What I've come to realize by reading this thread is how ignorant so many people are not only as to how the human eye works, but also the physics of lenses in general aka optics.
Anyone who mentions that the magnification feature has anything to do with human eyes focusing is flat out wrong. The only one who seems to know what they're talking about is the OP and those he convinced. Even then you can tell from some of their responses and defenses of him prove that they really didn't understand the concept he was attempting to prove lol.
No matter how you choose to look at it, the way human vision is portrayed in the game is going to be inaccurate, for the reasons the OP stated. But the developers of the game have come up with an interesting way to restore how accurately we would actually view the scale of an object by giving us the shift-zoom. Instead of looking at the feature in game (the SHIFT zoom/magnification) as a temporary enhancement/cheat or whatever, look at it as if the rest of the time when you aren't using that feature you're actually "zoomed" out less than you should have been all along and by using shift, you're actually putting things in the natural perspective you should have had all along (in terms of judging scale). Now of course by doing this, you're even destroying more of your peripheral vision and making the original problem of not being able to fit a human's entire field of vision within the screen, but when you're aiming down the sights, the developers know that your peripheral vision matters even less at that point because you're eyes are focusing on shooting something, so it's okay.

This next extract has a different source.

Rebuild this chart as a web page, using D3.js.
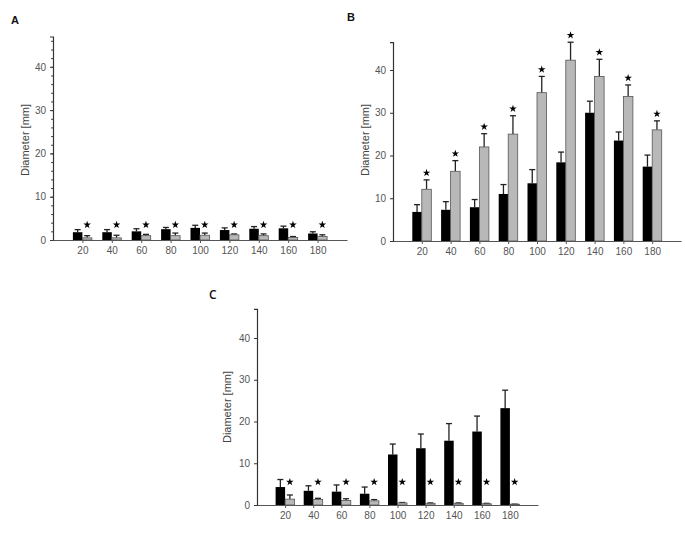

In other words, what most people are doing is viewing the default view when you run around as the way things really are so when they see objects magnified using shift, they think it's a cheat. They don't realize that the default view is actually hindering you from seeing things at a scale you should be viewing things at all along (they're all much smaller than they should be), so the shift feature is simply fixing how you should be viewing things all along (correcting the scale of objects seen). Basically, everything in a scene was SHRUNK down to fit on your monitor, the "zoom" feature corrects that by temporarily UNSHRINKING the image when it matters most and when peripheral vision matters least, when you're aiming down the sights to fire.
Anyway, great job LHeureux and thank you for coming up with an excellent visual way of depicting what the SHIFT feature is really all about.